Will I be burned at the stake if I say that I no longer believe that there is a purpose to things happening just the right way?  All these hurricanes this year, the fire in California, mass murders on the uptick – these are not the right way.  Perhaps 100 years from now those who are alive will be able to look back and say” “as bad as it was, at least it was a turning point for us to start reaching out and talking to each other.”  Wouldn’t that be grand?  and who knows.

But those of us who must live through this negative energy, and find our own lives having catastrophe after catastrophe need not ask forgiveness if we start believing that it’s all random, and some are born with a silver spoon that helps take away the random.  I shall be a heretic here too:  while money may not buy happiness, it sure can mitigate a lot of the pain by assuring a roof over your head and food to eat while everything is going to hell in a handbasket.  The 1% is surely not going about collecting money they will never live long enough to spend because it doesn’t buy them happiness.  It does buy them power.  You can compute whether or not that equates to happiness.

This isn’t meant to be cynical.  It’s meant to say, that like religion, new age platitudes have a way of making us think we have done something wrong and are being punished if things aren’t going well – that we are inherently *wrong.”  I don’t like that.  I don’t believe it.  And I’m not going to accept that any more – I have.  I ‘m done.

I sort of feel the way I felt when I was doing fundamental Christianity for 5 minutes in my 20s and read Job, and thought:  gee.  His whole family gets killed off, but in the end he gets a new one.  And that makes everything ok.  What about the wife and kids that didn’t make it through.  What about them?  Oh – they don’t count.  That kind of thing.

I have to pause here and say I am the most curious of all to see where these daily posts will take me.  I certainly didn’t expect this ride!

In the spirit of making sure I leave you with something uplifting to think about (and I hope that you WILL be uplifted by being freed of all rhetoric about how things are.  They just are.  And some days what we make of that doesn’t register high on the new age – it’s all in how you respond.  Smile!  Be Cheery!
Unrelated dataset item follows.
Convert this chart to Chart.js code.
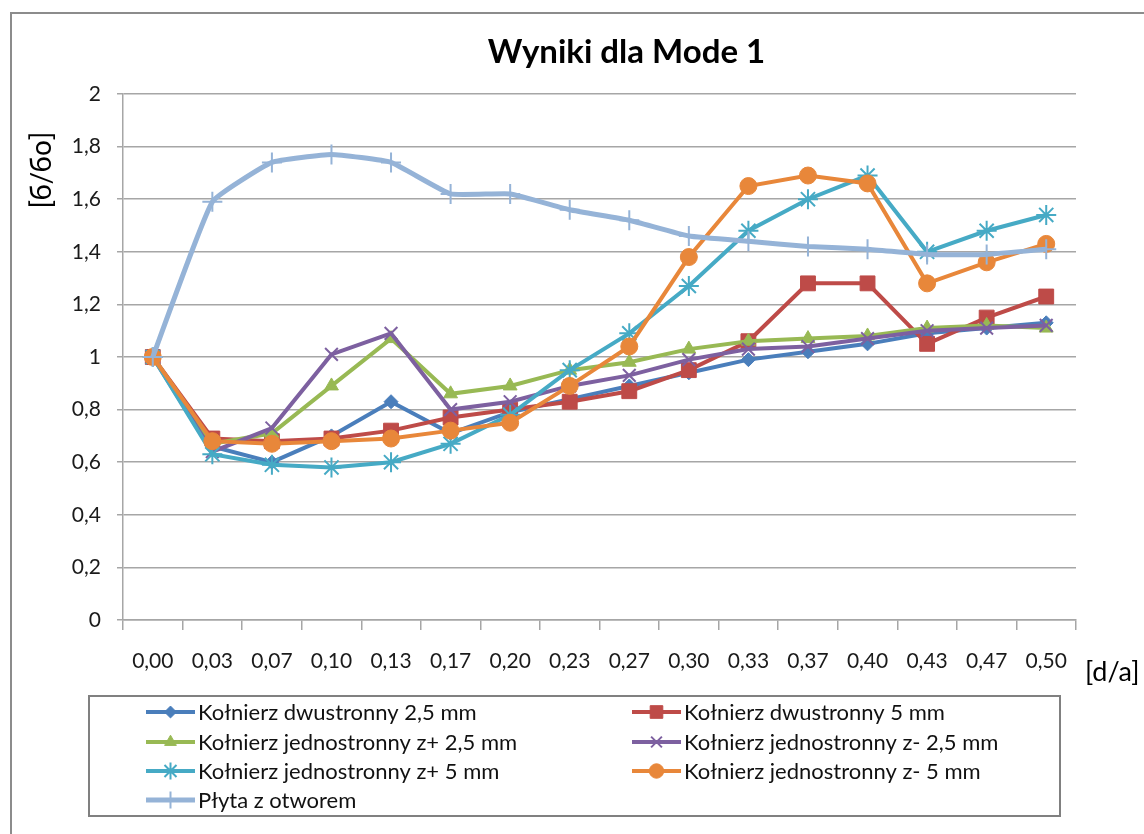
<!DOCTYPE html>
<html lang="pl">
<head>
<meta charset="UTF-8">
<title>Wyniki dla Mode 1</title>
<script src="https://cdn.jsdelivr.net/npm/chart.js"></script>
<style>
  html, body { margin: 0; padding: 0; background: #fff; }
  #wrap { width: 1144px; height: 834px; position: relative; }
</style>
</head>
<body>
<div id="wrap"><canvas id="myChart"></canvas></div>
<script>
// kategorie osi X [d/a]
const labels = ['0,00', '0,03', '0,07', '0,10', '0,13', '0,17', '0,20', '0,23',
                '0,27', '0,30', '0,33', '0,37', '0,40', '0,43', '0,47', '0,50'];

// serie [б/бo]
const dwu25  = [1.00, 0.66, 0.60, 0.70, 0.83, 0.71, 0.79, 0.84, 0.89, 0.94, 0.99, 1.02, 1.05, 1.09, 1.11, 1.13];
const dwu5   = [1.00, 0.69, 0.68, 0.69, 0.72, 0.77, 0.80, 0.83, 0.87, 0.95, 1.06, 1.28, 1.28, 1.05, 1.15, 1.23];
const zp25   = [1.00, 0.67, 0.71, 0.89, 1.07, 0.86, 0.89, 0.95, 0.98, 1.03, 1.06, 1.07, 1.08, 1.11, 1.12, 1.11];
const zm25   = [1.00, 0.64, 0.73, 1.01, 1.09, 0.80, 0.83, 0.89, 0.93, 0.99, 1.03, 1.04, 1.07, 1.10, 1.11, 1.12];
const zp5    = [1.00, 0.63, 0.59, 0.58, 0.60, 0.67, 0.78, 0.95, 1.09, 1.27, 1.48, 1.60, 1.69, 1.40, 1.48, 1.54];
const zm5    = [1.00, 0.68, 0.67, 0.68, 0.69, 0.72, 0.75, 0.89, 1.04, 1.38, 1.65, 1.69, 1.66, 1.28, 1.36, 1.43];
const plyta  = [1.00, 1.59, 1.74, 1.77, 1.74, 1.62, 1.62, 1.56, 1.52, 1.46, 1.44, 1.42, 1.41, 1.39, 1.39, 1.41];

const seriesNames = [
  'Kołnierz dwustronny 2,5 mm',
  'Kołnierz dwustronny 5 mm',
  'Kołnierz jednostronny z+ 2,5 mm',
  'Kołnierz jednostronny z- 2,5 mm',
  'Kołnierz jednostronny z+ 5 mm',
  'Kołnierz jednostronny z- 5 mm',
  'Płyta z otworem'
];
const seriesData = [dwu25, dwu5, zp25, zm25, zp5, zm5, plyta];

const colors  = ['#4a7ebb', '#be4b48', '#98b954', '#7d60a0', '#46aac5', '#e8873a', '#95b3d7'];
const markers = ['rectRot', 'rect', 'triangle', 'crossRot', 'star', 'circle', 'cross'];
const radii   = [7, 10.5, 8, 9, 10, 8.5, 10];

const FONT = 'Lato, "Open Sans", "Liberation Sans", sans-serif';
const GRID = '#a6a6a6';

const datasets = seriesData.map((d, i) => ({
  label: seriesNames[i],
  data: d,
  borderColor: colors[i],
  backgroundColor: colors[i],
  borderWidth: i === 6 ? 5 : 4,
  pointStyle: markers[i],
  pointRadius: radii[i],
  pointBorderWidth: (markers[i] === 'crossRot' || markers[i] === 'star' || markers[i] === 'cross') ? 2 : 1,
  pointBorderColor: colors[i],
  pointBackgroundColor: colors[i],
  tension: i === 6 ? 0.12 : 0,
  order: seriesData.length - i
}));

// tytuły, ramka i legenda (2 kolumny jak w Excelu)
const extras = {
  id: 'extras',
  beforeDraw(chart) {
    const ctx = chart.ctx;
    ctx.save();
    ctx.strokeStyle = '#8c8c8c';
    ctx.lineWidth = 2;
    ctx.strokeRect(11, 13, chart.width + 20, chart.height + 20);
    ctx.restore();
  },
  afterDraw(chart) {
    const ctx = chart.ctx;
    const a = chart.chartArea;
    ctx.save();

    // tytuł
    ctx.fillStyle = '#000';
    ctx.font = 'bold 33px ' + FONT;
    ctx.textAlign = 'center';
    ctx.textBaseline = 'middle';
    ctx.fillText('Wyniki dla Mode 1', (a.left + a.right) / 2 + 27, 52);

    // tytuł osi Y
    ctx.save();
    ctx.translate(42, a.top + 76);
    ctx.rotate(-Math.PI / 2);
    ctx.font = '28px ' + FONT;
    ctx.fillText('[б/бo]', 0, 0);
    ctx.restore();

    // tytuł osi X
    ctx.font = '27px ' + FONT;
    ctx.textAlign = 'left';
    ctx.fillText('[d/a]', a.right + 9, a.bottom + 52);

    // legenda
    const bx = a.left - 34, by = a.bottom + 76, bw = 971, bh = 120;
    ctx.strokeStyle = '#808080';
    ctx.lineWidth = 2;
    ctx.strokeRect(bx, by, bw, bh);
    const colX = [bx + 57, bx + 543];
    const rowY = [by + 16, by + 46, by + 75, by + 104];
    ctx.font = '22px ' + FONT;
    ctx.textBaseline = 'middle';
    chart.data.datasets.forEach((ds, i) => {
      const x = colX[i % 2], y = rowY[Math.floor(i / 2)];
      ctx.strokeStyle = ds.borderColor;
      ctx.lineWidth = ds.borderWidth;
      ctx.beginPath();
      ctx.moveTo(x, y);
      ctx.lineTo(x + 49, y);
      ctx.stroke();
      if (Chart.helpers && Chart.helpers.drawPoint) {
        ctx.fillStyle = ds.pointBackgroundColor;
        ctx.strokeStyle = ds.pointBorderColor;
        ctx.lineWidth = ds.pointBorderWidth;
        Chart.helpers.drawPoint(ctx, {
          pointStyle: ds.pointStyle, radius: ds.pointRadius * 0.85, rotation: 0, borderWidth: ds.pointBorderWidth
        }, x + 24.5, y);
      }
      ctx.fillStyle = '#111';
      ctx.fillText(ds.label, x + 52, y + 1);
    });
    ctx.restore();
  }
};

const ctx = document.getElementById('myChart');
const myChart = new Chart(ctx, {
  type: 'line',
  data: { labels: labels, datasets: datasets },
  options: {
    responsive: true,
    maintainAspectRatio: false,
    animation: false,
    layout: { padding: { top: 94, left: 0, right: 68, bottom: 0 } },
    plugins: {
      legend: { display: false },
      title: { display: false },
      tooltip: { enabled: false }
    },
    scales: {
      x: {
        type: 'category',
        offset: true,
        grid: { offset: true, drawOnChartArea: false, drawTicks: true, tickLength: 10, color: GRID, lineWidth: 1.5 },
        border: { display: true, color: GRID, width: 1.5 },
        ticks: { color: '#1a1a1a', font: { family: FONT, size: 21 }, padding: 19, maxRotation: 0, autoSkip: false },
        afterFit(scale) { scale.height = 214; }
      },
      y: {
        min: 0,
        max: 2,
        ticks: {
          stepSize: 0.2,
          color: '#1a1a1a',
          font: { family: FONT, size: 21 },
          padding: 16,
          callback: v => Number(v.toFixed(1)).toString().replace('.', ',')
        },
        grid: { color: GRID, lineWidth: 1.5, tickLength: 6 },
        border: { display: true, color: GRID, width: 1.5 },
        afterFit(scale) { scale.width = 123; }
      }
    }
  },
  plugins: [extras]
});
</script>
</body>
</html>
Not.), I am going out to find something that might help you and me.

I set out looking for Jean Houston and her quote (I use it in my master’s thesis) about how we are the people of the abyss – neither here nor there, the people of the in between, and ran across a Jack London quote I’ve never seen:  If this is the best that civilisation can do for the human, then give us howling and naked savagery.  Far better to be a people of the wilderness and desert, of the cave and the squatting-place, than to be a people of the machine and the Abyss.  

That is my life right now – I set off in a direction and find myself rather lost.  In art that is usually good – it means I’m creating something new.  So here’s my uplifting thought:  transpersonally, those of us who care are setting about creating something new.  We’ve never been there.  We have no idea where “there” is or even if it’s a thing or a place or just words.  There are a lot of side trails that dead end.  There is a lot of fog that makes it difficult to see that, in fact, we are making progress, however you want to define it.  We are making progress because we are discarding beliefs and platitudes that have held us in place – not grounded but chained.  The chains/beliefs/old stories are dissolving.   it isn’t even a breaking, it is a release. And that can be very scary.

Let’s hold hands and walk together in the dark.

Oh, and here’s Jean Houston:

…we are clearly at the end of one age and not quite at the beginning of the new one.  we are the pepole who are treading air over the abyss, the people of the parentheses.

2 Comments

  • Such a lovely caring comment. Thank you, Rita…across the miles I definitely feel as if I am holding your hand.

  • I still do believe that everything happens for a reason. We might not see it for decades or ever in this life…but I believe that there are spiritual lessons to be learned. Easy (chirpy) is nice but doesn’t teach us much.

    With freedom of choice we may decide not to learn anything… or miss the chance for the lesson to be learned…and get hit again and again until we do. (I have personal experience with that one–LOL!)

    I have learned that it is not what happens to us in this life that matters but how we live through it. Who we are is the most important thing–not what job we have, how much we own, what we look like, or the opinions of anyone else. In the end–what kind of energy did we send out into the world.

    When the darkness piles up on you (as in your other blog post) do you fight for joy and dig your way to the light? Sometimes being buried in the darkness gives you great empathy for others who are buried, too. Take my hand.